- _WHAT THE TASK REQUIRES_
Begin with the line that contains "Rebuild this diagram" and continue down through the line that contains "minimum width=426, minimum"; reproduce those lines exactly and only those.

(Entries with chart source code)
########
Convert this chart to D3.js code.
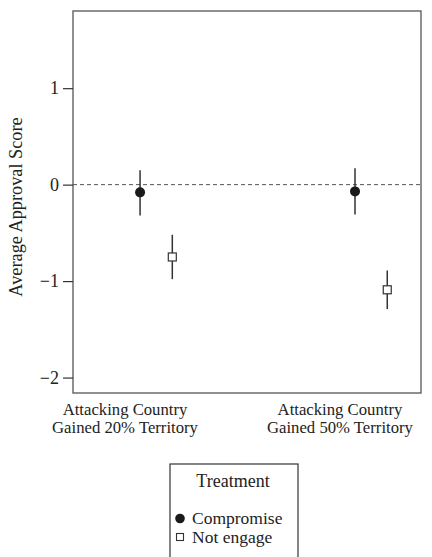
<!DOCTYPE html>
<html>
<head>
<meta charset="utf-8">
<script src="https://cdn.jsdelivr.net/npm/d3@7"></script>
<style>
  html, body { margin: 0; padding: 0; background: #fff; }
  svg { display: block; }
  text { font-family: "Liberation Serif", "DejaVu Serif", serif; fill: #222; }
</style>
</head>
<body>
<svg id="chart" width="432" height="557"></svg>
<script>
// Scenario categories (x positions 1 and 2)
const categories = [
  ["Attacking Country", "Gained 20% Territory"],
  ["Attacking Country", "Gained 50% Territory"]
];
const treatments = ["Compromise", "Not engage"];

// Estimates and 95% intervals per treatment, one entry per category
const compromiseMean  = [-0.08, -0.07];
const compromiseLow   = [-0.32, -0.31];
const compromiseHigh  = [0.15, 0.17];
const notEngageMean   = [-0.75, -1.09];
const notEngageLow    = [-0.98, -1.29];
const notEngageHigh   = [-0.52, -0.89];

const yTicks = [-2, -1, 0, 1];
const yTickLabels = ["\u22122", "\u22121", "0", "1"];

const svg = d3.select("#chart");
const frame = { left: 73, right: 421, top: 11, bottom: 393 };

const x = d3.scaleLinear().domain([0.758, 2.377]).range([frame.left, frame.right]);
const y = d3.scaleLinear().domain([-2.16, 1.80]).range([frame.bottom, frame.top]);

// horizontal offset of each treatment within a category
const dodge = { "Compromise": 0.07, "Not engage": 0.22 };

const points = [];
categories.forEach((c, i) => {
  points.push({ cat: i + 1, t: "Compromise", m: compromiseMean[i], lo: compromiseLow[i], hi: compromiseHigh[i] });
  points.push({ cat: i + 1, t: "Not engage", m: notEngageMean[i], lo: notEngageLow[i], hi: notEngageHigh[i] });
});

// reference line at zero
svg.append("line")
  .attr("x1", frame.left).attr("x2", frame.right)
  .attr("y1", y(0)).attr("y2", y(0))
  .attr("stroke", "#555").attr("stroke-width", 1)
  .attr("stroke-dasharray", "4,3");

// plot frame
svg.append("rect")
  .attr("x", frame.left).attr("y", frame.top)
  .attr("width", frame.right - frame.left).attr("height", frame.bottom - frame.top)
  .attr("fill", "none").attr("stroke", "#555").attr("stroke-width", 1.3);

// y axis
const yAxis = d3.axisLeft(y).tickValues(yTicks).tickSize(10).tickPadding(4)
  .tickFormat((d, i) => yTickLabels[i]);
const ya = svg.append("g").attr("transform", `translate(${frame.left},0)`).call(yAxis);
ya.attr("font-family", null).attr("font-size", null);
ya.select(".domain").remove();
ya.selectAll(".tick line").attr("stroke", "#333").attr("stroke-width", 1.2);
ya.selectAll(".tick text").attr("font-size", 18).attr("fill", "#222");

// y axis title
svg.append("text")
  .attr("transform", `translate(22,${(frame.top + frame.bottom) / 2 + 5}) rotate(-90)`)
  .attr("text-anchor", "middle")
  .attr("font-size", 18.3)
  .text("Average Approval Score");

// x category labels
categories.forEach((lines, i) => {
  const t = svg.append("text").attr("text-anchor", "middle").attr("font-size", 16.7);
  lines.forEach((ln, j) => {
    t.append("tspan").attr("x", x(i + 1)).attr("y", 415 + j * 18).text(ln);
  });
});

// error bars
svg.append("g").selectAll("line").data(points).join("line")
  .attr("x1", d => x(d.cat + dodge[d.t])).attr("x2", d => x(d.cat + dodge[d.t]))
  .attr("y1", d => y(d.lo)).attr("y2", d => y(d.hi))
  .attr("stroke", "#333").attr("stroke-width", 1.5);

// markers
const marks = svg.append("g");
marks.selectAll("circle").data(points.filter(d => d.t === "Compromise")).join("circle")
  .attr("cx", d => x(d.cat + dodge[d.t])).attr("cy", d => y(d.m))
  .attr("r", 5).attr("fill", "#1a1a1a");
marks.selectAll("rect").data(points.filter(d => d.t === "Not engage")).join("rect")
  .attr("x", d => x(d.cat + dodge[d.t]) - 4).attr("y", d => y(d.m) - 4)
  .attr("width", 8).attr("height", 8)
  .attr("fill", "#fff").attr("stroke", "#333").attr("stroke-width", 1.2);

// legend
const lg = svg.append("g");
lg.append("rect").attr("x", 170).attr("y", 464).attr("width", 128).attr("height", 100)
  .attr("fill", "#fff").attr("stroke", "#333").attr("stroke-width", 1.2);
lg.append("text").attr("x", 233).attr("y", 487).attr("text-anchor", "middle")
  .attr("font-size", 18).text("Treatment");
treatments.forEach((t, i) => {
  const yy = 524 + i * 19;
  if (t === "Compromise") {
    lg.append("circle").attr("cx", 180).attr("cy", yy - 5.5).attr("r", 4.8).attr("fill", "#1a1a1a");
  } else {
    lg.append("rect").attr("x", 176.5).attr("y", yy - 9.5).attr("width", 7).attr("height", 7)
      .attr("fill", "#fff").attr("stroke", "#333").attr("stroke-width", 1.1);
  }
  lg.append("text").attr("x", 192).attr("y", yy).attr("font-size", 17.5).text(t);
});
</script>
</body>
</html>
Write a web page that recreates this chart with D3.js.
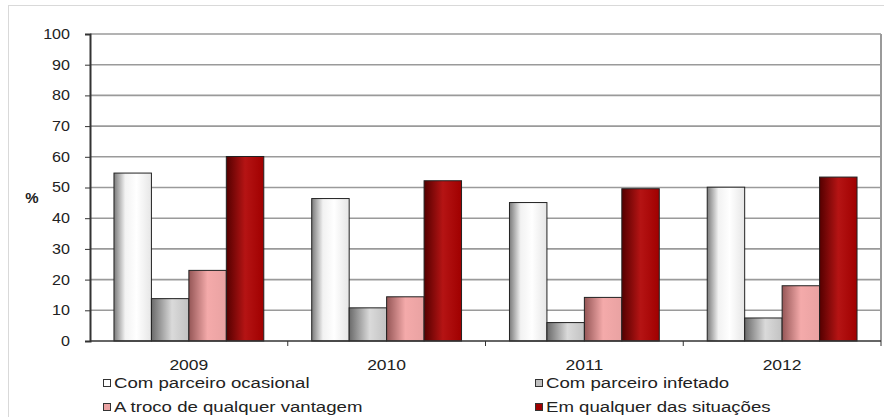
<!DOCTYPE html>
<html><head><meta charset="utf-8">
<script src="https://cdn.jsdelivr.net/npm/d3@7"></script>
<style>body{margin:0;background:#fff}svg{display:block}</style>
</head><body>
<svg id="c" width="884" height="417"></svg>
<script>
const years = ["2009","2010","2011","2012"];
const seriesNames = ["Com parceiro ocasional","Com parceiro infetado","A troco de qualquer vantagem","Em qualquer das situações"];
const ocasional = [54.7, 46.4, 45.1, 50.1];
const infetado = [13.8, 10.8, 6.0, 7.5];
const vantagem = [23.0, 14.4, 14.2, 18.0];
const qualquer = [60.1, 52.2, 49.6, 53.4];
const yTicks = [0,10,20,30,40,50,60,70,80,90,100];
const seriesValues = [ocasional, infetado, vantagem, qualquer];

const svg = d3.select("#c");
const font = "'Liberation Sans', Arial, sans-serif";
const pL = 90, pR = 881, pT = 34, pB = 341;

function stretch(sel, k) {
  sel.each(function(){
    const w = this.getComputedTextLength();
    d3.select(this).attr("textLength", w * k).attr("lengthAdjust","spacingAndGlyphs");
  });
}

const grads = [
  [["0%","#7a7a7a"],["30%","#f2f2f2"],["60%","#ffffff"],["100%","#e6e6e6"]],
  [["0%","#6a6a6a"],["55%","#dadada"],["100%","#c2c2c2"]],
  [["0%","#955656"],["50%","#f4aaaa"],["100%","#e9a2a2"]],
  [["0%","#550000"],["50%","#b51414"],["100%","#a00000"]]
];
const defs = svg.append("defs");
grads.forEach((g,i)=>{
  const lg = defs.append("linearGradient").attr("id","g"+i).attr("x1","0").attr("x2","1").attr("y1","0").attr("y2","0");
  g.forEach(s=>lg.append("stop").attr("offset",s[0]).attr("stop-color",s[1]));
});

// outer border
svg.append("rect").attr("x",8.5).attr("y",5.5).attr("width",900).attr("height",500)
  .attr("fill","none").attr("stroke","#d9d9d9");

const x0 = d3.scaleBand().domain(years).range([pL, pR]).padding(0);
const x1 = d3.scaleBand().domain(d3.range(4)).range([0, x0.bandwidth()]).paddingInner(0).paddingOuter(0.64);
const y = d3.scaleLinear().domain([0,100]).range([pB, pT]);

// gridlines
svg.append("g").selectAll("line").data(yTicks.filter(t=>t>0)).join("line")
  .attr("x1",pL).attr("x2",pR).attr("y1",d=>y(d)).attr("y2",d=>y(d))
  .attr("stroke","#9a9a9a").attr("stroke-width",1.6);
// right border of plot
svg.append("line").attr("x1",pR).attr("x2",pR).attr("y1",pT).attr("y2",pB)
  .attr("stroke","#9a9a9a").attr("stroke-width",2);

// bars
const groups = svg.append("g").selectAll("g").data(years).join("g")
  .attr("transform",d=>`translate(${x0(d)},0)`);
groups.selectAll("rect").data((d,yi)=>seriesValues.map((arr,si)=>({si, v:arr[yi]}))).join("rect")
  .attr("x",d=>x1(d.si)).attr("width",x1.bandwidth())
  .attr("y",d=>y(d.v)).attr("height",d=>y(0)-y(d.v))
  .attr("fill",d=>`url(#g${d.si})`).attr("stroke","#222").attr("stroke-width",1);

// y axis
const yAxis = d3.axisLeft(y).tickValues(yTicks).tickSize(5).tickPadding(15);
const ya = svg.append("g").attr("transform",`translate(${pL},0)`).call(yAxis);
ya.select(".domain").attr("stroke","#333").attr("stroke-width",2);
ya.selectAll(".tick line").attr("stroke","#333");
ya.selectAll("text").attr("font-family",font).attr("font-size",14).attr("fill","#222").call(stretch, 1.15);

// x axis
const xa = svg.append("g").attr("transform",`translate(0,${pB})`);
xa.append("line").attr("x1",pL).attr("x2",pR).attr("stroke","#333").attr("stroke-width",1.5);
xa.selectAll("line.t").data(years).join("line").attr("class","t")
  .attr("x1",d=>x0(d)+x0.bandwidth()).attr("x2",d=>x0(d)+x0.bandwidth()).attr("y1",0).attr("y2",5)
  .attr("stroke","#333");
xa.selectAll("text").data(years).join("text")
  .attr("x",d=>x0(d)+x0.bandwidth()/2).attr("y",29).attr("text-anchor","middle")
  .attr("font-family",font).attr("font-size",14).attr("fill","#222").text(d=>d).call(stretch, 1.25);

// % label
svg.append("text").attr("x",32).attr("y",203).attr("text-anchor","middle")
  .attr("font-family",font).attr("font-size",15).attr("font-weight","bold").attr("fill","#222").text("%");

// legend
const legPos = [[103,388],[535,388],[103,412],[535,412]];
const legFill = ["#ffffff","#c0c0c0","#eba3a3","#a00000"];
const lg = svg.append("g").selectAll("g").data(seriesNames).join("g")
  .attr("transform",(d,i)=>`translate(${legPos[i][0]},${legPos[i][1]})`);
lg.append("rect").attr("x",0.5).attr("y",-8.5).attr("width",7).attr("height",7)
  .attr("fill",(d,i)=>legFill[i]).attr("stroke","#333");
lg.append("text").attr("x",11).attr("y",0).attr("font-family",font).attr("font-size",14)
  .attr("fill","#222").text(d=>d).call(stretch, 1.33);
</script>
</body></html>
########
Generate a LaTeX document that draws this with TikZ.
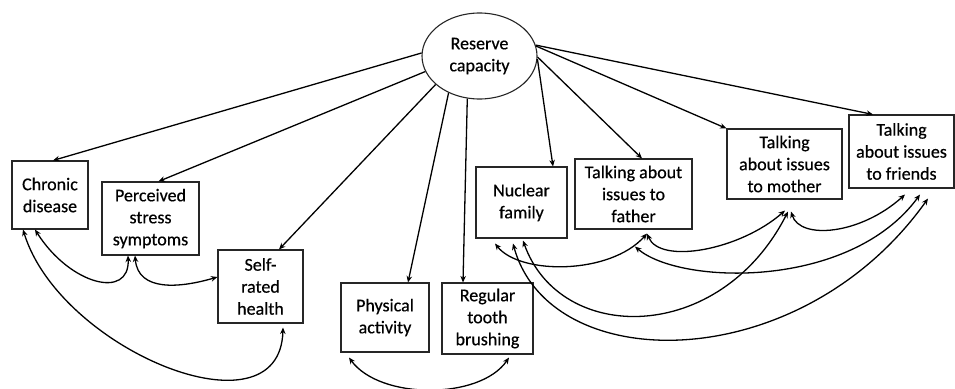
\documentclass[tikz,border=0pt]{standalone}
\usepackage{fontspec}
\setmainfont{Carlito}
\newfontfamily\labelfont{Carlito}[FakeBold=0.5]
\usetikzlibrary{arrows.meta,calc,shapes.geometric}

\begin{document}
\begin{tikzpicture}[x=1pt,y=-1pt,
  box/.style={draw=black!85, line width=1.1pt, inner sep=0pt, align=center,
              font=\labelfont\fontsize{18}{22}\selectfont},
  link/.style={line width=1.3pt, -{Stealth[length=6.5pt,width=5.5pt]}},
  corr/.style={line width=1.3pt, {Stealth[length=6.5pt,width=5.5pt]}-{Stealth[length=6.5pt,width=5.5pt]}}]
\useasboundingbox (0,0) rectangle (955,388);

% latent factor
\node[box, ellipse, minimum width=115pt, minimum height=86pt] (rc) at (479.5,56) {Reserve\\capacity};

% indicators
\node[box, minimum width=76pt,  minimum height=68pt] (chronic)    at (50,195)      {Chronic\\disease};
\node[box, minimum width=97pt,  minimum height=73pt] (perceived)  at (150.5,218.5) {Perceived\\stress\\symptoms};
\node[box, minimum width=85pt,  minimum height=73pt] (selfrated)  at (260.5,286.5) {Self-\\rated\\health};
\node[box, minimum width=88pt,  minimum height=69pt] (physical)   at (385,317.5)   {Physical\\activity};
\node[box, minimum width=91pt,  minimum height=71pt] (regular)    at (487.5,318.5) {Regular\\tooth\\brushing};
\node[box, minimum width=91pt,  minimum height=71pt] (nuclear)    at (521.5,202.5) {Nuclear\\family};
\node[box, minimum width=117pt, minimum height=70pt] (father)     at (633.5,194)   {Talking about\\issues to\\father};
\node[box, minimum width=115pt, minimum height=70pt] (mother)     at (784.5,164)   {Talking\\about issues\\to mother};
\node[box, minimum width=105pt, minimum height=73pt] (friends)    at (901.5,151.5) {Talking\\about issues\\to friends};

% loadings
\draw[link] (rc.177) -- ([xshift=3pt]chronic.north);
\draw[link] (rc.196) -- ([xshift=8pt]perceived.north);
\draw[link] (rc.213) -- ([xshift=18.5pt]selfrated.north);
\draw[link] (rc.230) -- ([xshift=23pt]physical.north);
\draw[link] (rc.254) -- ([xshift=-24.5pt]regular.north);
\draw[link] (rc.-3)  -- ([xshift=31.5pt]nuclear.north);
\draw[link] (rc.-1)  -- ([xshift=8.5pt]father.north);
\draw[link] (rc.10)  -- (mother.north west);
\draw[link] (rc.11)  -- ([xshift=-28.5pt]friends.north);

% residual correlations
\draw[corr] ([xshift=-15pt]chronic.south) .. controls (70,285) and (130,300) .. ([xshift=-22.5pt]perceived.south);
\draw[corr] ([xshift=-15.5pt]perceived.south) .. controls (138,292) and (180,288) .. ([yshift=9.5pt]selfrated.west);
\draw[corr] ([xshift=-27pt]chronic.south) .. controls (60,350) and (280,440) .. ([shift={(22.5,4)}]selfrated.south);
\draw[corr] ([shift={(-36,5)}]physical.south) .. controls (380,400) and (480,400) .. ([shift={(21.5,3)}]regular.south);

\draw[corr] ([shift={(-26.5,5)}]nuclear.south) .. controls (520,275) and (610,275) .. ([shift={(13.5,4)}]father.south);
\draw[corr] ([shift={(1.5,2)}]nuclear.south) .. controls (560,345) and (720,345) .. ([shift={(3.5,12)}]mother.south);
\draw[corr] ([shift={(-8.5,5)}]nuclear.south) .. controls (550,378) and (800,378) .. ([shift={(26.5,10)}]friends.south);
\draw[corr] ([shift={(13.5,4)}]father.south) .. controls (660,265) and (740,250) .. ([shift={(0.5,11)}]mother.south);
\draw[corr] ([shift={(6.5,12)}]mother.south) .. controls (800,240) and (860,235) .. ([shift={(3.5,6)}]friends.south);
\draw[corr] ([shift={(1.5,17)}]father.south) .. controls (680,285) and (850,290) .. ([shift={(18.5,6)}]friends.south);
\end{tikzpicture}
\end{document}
########
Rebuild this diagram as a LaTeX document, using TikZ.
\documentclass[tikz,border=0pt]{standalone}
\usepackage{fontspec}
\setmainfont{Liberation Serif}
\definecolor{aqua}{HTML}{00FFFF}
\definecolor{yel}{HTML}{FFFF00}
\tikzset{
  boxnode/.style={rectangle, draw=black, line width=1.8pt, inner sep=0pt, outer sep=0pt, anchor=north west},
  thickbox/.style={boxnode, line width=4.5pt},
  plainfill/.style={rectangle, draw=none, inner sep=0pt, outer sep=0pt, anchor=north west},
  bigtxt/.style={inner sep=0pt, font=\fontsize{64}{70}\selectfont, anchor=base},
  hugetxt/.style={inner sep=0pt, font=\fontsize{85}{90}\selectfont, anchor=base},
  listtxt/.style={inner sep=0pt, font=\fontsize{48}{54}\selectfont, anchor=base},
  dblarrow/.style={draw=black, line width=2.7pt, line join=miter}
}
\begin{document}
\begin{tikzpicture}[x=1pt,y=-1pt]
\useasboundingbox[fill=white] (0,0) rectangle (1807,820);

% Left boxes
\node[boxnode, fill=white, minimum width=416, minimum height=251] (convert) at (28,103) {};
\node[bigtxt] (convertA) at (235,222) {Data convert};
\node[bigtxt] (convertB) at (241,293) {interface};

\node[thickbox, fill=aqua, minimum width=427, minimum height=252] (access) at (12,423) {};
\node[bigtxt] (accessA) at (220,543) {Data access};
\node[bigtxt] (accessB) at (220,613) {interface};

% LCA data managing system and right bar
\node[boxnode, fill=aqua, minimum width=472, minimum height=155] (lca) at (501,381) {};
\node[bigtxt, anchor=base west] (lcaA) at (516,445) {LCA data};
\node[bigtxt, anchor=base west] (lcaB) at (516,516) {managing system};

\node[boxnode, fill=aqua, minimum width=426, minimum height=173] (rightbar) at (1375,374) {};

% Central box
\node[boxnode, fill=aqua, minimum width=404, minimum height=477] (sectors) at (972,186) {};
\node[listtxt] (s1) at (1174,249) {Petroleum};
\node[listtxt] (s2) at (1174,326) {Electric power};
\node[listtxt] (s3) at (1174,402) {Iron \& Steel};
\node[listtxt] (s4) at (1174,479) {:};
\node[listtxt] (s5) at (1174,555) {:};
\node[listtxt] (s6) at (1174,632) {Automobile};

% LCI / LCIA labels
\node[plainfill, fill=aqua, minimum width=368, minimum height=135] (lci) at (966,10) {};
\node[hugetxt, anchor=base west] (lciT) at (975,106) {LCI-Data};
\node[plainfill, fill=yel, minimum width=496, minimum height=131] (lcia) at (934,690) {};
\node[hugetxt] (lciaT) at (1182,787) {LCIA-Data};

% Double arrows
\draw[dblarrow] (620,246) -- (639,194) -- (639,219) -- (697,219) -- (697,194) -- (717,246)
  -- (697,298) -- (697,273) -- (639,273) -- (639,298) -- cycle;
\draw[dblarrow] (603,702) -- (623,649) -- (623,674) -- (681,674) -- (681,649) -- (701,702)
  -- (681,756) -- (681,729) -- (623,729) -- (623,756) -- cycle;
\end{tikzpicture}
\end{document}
########
- _SOLUTION_
Rebuild this diagram as a LaTeX document, using TikZ.
\documentclass[tikz,border=0pt]{standalone}
\usepackage{fontspec}
\setmainfont{Liberation Serif}
\definecolor{aqua}{HTML}{00FFFF}
\definecolor{yel}{HTML}{FFFF00}
\tikzset{
  boxnode/.style={rectangle, draw=black, line width=1.8pt, inner sep=0pt, outer sep=0pt, anchor=north west},
  thickbox/.style={boxnode, line width=4.5pt},
  plainfill/.style={rectangle, draw=none, inner sep=0pt, outer sep=0pt, anchor=north west},
  bigtxt/.style={inner sep=0pt, font=\fontsize{64}{70}\selectfont, anchor=base},
  hugetxt/.style={inner sep=0pt, font=\fontsize{85}{90}\selectfont, anchor=base},
  listtxt/.style={inner sep=0pt, font=\fontsize{48}{54}\selectfont, anchor=base},
  dblarrow/.style={draw=black, line width=2.7pt, line join=miter}
}
\begin{document}
\begin{tikzpicture}[x=1pt,y=-1pt]
\useasboundingbox[fill=white] (0,0) rectangle (1807,820);

% Left boxes
\node[boxnode, fill=white, minimum width=416, minimum height=251] (convert) at (28,103) {};
\node[bigtxt] (convertA) at (235,222) {Data convert};
\node[bigtxt] (convertB) at (241,293) {interface};

\node[thickbox, fill=aqua, minimum width=427, minimum height=252] (access) at (12,423) {};
\node[bigtxt] (accessA) at (220,543) {Data access};
\node[bigtxt] (accessB) at (220,613) {interface};

% LCA data managing system and right bar
\node[boxnode, fill=aqua, minimum width=472, minimum height=155] (lca) at (501,381) {};
\node[bigtxt, anchor=base west] (lcaA) at (516,445) {LCA data};
\node[bigtxt, anchor=base west] (lcaB) at (516,516) {managing system};

\node[boxnode, fill=aqua, minimum width=426, minimum height=173] (rightbar) at (1375,374) {};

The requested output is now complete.